PAGE 21
The American Goliah: A Wonderful Geological Discovery
by
This great archeological wonder is located in the Onondaga Valley, on the west side, about three-quarters of a mile from the village of Cardiff. The valley itself is one of erosion, dating its birth to the time when the gradual rise of our continent from beneath the ocean’s waves had subjected all this portion of our State to the fierce furrowing and deep denuding action of violent currents of water, aided in their work by floating masses of ice and by rock debris carried by and often frozen into these masses. For about twelve miles south from Syracuse the valley is quite narrow, but here the hills recede on either side and sweep widely around in two high crescent-like ranges to meet again (or nearly so) at a point three or four miles higher up the stream. Within the sort of amphitheater thus formed, and at the foot of the western hill, is the farm of Mr. Newell. His house and outbuildings lie at the edge of the slope, and touching a low meadow which extends for a hundred yards or more to the bushy margin of a creek beyond. A smaller stream or a branch of this same appears at one time to have run close to the hill, leaving faint traces of its contour on the meadow, and one small elliptical swale or soft, boggy spot, a few yards across, near the lower corner of Mr. Newell’s barn. It was while digging a shallow pit in this swale that the relic was found. It is a gigantic human figure lying on its back, with its head to the east and feet to the west. The head is in the position commonly given to a corpse; the right arm extends downwards, with the hand and fingers spread stiffly across the abdomen; the left arm bends down along the left side, with the hand quite under the middle line of the body; the left hip is raised a trifle, the thigh and leg more so, so as to bring the lower part of the left leg and foot obliquely across and over the same parts on the right. The posture is in all one that a dying body left to itself might naturally assume. The entire length of the figure is ten feet two and a half inches, and the other parts of the body are proportionately colossal.
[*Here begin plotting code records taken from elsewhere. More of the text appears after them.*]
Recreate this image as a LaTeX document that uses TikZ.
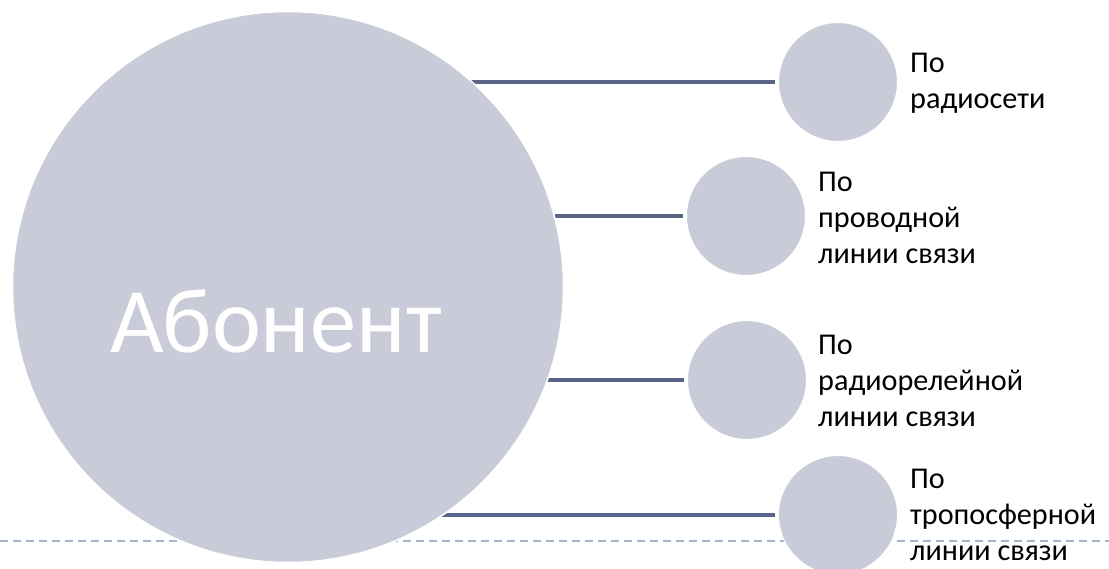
\documentclass[tikz,border=0pt]{standalone}
\usepackage{fontspec}
\setmainfont{Carlito}
\usetikzlibrary{backgrounds}
\definecolor{circfill}{HTML}{C9CBD8}
\definecolor{connline}{HTML}{5A6486}
\definecolor{dashcol}{HTML}{A3B6CC}
\tikzset{
  bigcirc/.style={circle, fill=circfill, draw=white, line width=1.5pt, inner sep=0pt, minimum size=551pt},
  smallcirc/.style={circle, fill=circfill, draw=white, line width=1pt, inner sep=0pt, minimum size=119pt},
  lbl/.style={anchor=west, align=left, inner sep=0pt, font=\fontsize{30.2}{36}\selectfont, text=black},
  conn/.style={draw=connline, line width=4.5pt},
  footline/.style={draw=dashcol, line width=1.6pt, dash pattern=on 8pt off 5pt}
}
\begin{document}
\begin{tikzpicture}[x=1pt, y=-1pt]
\useasboundingbox (0,0) rectangle (1109,569);
\node[bigcirc] (big) at (288,287) {};
\node[text=white, font=\fontsize{92.5}{100}\selectfont, inner sep=0pt] (bigtxt) at (276,321) {Абонент};
\node[smallcirc] (s1) at (838,82) {};
\node[smallcirc] (s2) at (746,216) {};
\node[smallcirc] (s3) at (747,380) {};
\node[smallcirc] (s4) at (838,515) {};
\node[lbl] (t1) at (910,83) {По\\радиосети};
\node[lbl] (t2) at (818,218) {По\\проводной\\линии связи};
\node[lbl] (t3) at (818,381) {По\\радиорелейной\\линии связи};
\node[lbl] (t4) at (910,515) {По\\тропосферной\\линии связи};
\coordinate (fl) at (0,541);
\coordinate (fr) at (1109,541);
\begin{scope}[on background layer]
  \draw[footline] (fl) -- (fr);
  \draw[conn, shorten >=3pt] (s1.west -| big.center) -- (s1.west);
  \draw[conn, shorten >=3pt] (s2.west -| big.center) -- (s2.west);
  \draw[conn, shorten >=3pt] (s3.west -| big.center) -- (s3.west);
  \draw[conn, shorten >=3pt] (s4.west -| big.center) -- (s4.west);
\end{scope}
\end{tikzpicture}
\end{document}
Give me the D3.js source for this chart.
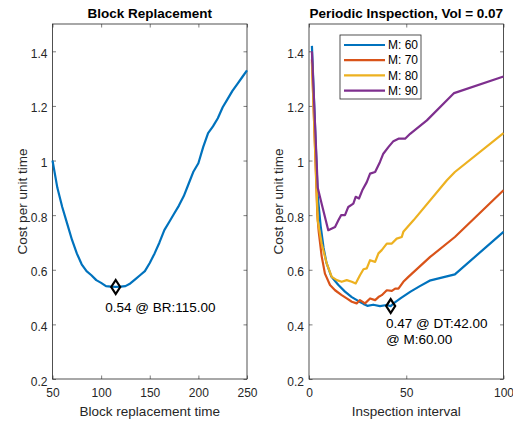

Its head is of a very elongated type, but well shaped, and with a countenance full of solemn, dignified composure. The features are purely Caucasian, having neither the high cheek bones of the Indian, nor any other facial outlines which mark the type of other Aztec aborigines.
To describe the appearance of this great figure as being strange and impressive is saying too little.
Lying as it still does, in its original earthy bed, its grey massive form hardly yet still from the struggles by which it seems to have freed itself, and the face, body and limbs still damp with the ooze of its low sepulchre, it possesses the beholder with a feeling of extremest awe and profoundest wonder. To interrupt these emotions by speculations as to its personality, to approach this majestic figure with the calm processes of scrutinizing investigation, seems a sacrilege. All one’s feelings persuade to accept it as a real human being, once instinct with life and activity, now a noble corpse. The proprietors of the giant figure, or statue, as we shall now call it, use all due effort to strengthen this feeling, and enlarge the belief that their wonderful discovery is really a petrified human being–a genuine” Fossil Man” preserved entire, with flesh and bones changed to stone in the very place where he fell at death, or possibly was buried by his coevals of an olden time. All opportunities of close examination are refused; indeed, the present throng of visitors would make such general permission impracticable. The little, darkened tent, and the pit shaded by a triple row of spectators, whose heads almost touch across it in their earnest efforts to see the body below, made it quite impossible for me to obtain that thorough acquaintance with the huge object which I would have liked. But I saw enough in the fifteen minutes (only) which are allowed to each set of visitors within the tent to fully satisfy myself of the true nature of the figure.